Regina’s executive committee has voted in favour of entering a public-private partnership to fund upgrades to the city’s aging wastewater treatment plant.

But while councillors unanimously approved the proposal at Wednesday’s meeting, the union that represents about 1,300 city workers raised concerns about the plan.

Under the proposed 30-year agreement, a private firm would design, build, finance, operate and maintain the plant.

Tim Anderson, president of CUPE Local 21, says the union’s research shows other cities have ended up paying more interest under a P3 model.

He says the public sector can borrow money at a much lower interest rate than private firms.

“The experience in many other municipalities is that P3s cost more.
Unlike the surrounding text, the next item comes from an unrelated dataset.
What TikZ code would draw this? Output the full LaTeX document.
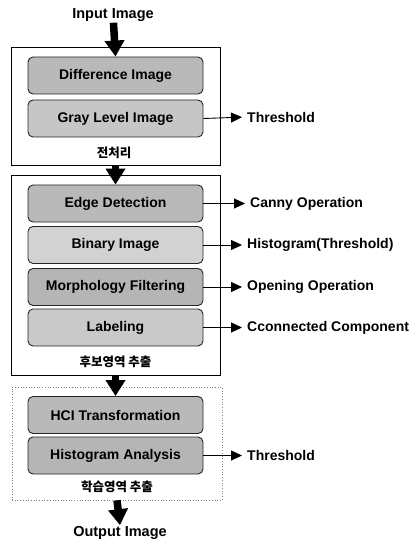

They do not transfer risk to the private sector; they do not deliver capital projects on time and on budget, and they undermine democratic oversight and accountability,” Anderson told councillors.

“Water and wastewater is integral to our lives and the public overwhelmingly wants water services to be delivered publicly.”

However, Regina Mayor Michael Fougere noted that the city must adopt a P3 approach to be eligible for up to $58.7 million in federal infrastructure funding.

He said it would be “irresponsible” not to pursue that grant money for the project, which is estimated to cost upwards of $224.3 million.

“I’m satisfied that on balance, this is the best way to go,” Fougere told reporters.

“This is the only way that we will receive any financial assistance from the federal government.”

CUPE also raised concerns at the meeting about the rights of unionized staff at the plant and the conditions they could be working in.

“We were shocked to learn that the city plans to transfer the operation of the existing wastewater treatment plant to the private company and change the employment relationship,” Anderson said.

“There has not been proper consultation with our union on the privatization of their jobs.”

But Fougere says the union was informed last year that the city was considering the proposal. He added that the jobs of unionized workers at the plant would remain secure if the plan moves ahead.

“They’re not losing their jobs,” the mayor said. “They’ll be working with the company, but they’ll be under the same collective agreement.”

Fougere says the aging plant must be upgraded to meet stringent new provincial and federal regulations. Construction is slated to begin in 2014 and is expected to wrap up by the end of 2016.

City council will consider the proposal at its next meeting on Feb. 25.